For more detailed information on benefit coverage, visit the Employee Services webpage.

Employees elect benefit plans and are then charged for their portion of benefits on their monthly pay advice. This money then goes to the Office of Employee Services. This rate is applied automatically to salary expenses as part of the month-end close process. Monies flow through the campus benefit pools in fund 28 to the Office of Employee Services. Employee services pay insurance providers with these contributions and in return, employees recieve insurance ID cards, retirement statements, etc. 

For a better understanding, view our visual representation of how fringe benefits flow in the CU system. (PDF)

The fringe benefit rate calculation uses the most recent fiscal year actual amounts to calculate future fiscal year benefit rates. These figures form the basis for projecting current year salary and benefits activity, which are used in turn to project the fringe benefit and salary expenses for the following year. Calculations of the estimated fringe benefit expenses determine the rate necessary to adequately fund projected fringe benefits expenses based on estimated changes to employer contributions.

For your convenience, we've created a chart that graphically displays the two year lag in actual expenses and the inclusion of calculated carryforwards (PDF). The campus is required by federal rules to include the prior year’s surplus or deficit (carry forward) in the following year’s rates.

Fringe benefit rates are submitted to the U.S. Department of Health and Human Services, Division of Cost Allocation by the end of December annually. 

Current and historical GAIR rates can be found in our planning parameters (PDF).

The General Administrative and Infrastructure Recharge (GAIR) is a combination of the General Administrative Recharge (GAR) and the General Infrastructure Recharge (GIR). GAR & GIR are overhead charges that the university levies on self-supporting operations, primarily Auxiliary fund groups, which benefit from central campus services and support. The two rates are distinct and are calculated separately, but are commonly referred to in combination as GAIR. Charging self-supporting operations for central support and services is common practice in Higher Education since this overhead charge supports the notion that an auxiliary is to be self-supporting.
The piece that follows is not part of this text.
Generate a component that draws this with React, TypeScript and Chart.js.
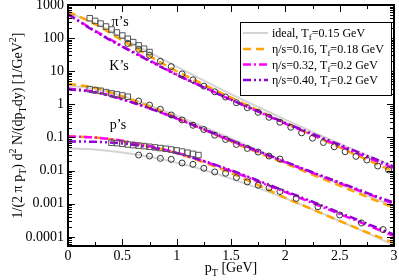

The GAR portion is calculated using the federally defined general and administrative (G&A) cost pool divided by total campus operating expenditures per the annual audited campus financial statements.G&A expenditures are commonly found in the General Fund. Examples include accounting, human resources, budget office, a portion of OIT, and CU-system services (e.g. purchasing, payroll, IT functions). GAIR proceeds come into the general fund and are used to cover these general administrative costs.

The GIR portion is calculated by determining the auxiliary share of common infrastructure costs and then dividing that amount by total auxiliary operating expenses excluding GAIR expenses. Examples of common infrastructure costs include sidewalks, roads, garbage cans and bike racks.

GAIR is a cost recovery model. The GAIR rate is calculated annually using data from two years in arrears. For example, the FY2019 GAIR rate is calculated during FY2018 using FY2017 and earlier data in efforts to project the upcoming year as closely as possible. In general, if the G&A cost pool grows more slowly than the total operating expenditure base, the rate will go down; if the reverse is true, the rate will go up.

GAR is charged on a monthly basis to auxiliary and self-funded operations (20, 26, 28, 29) and their renewal and replacement plant fund (78) and to agency funds (80). GAIR is only applied against expenses, not cash transfers or revenue.

GIR is charged on a monthly basis to auxiliary and self-funded operations (20, 26, 28, 29) and their renewal and replacement plant fund (78).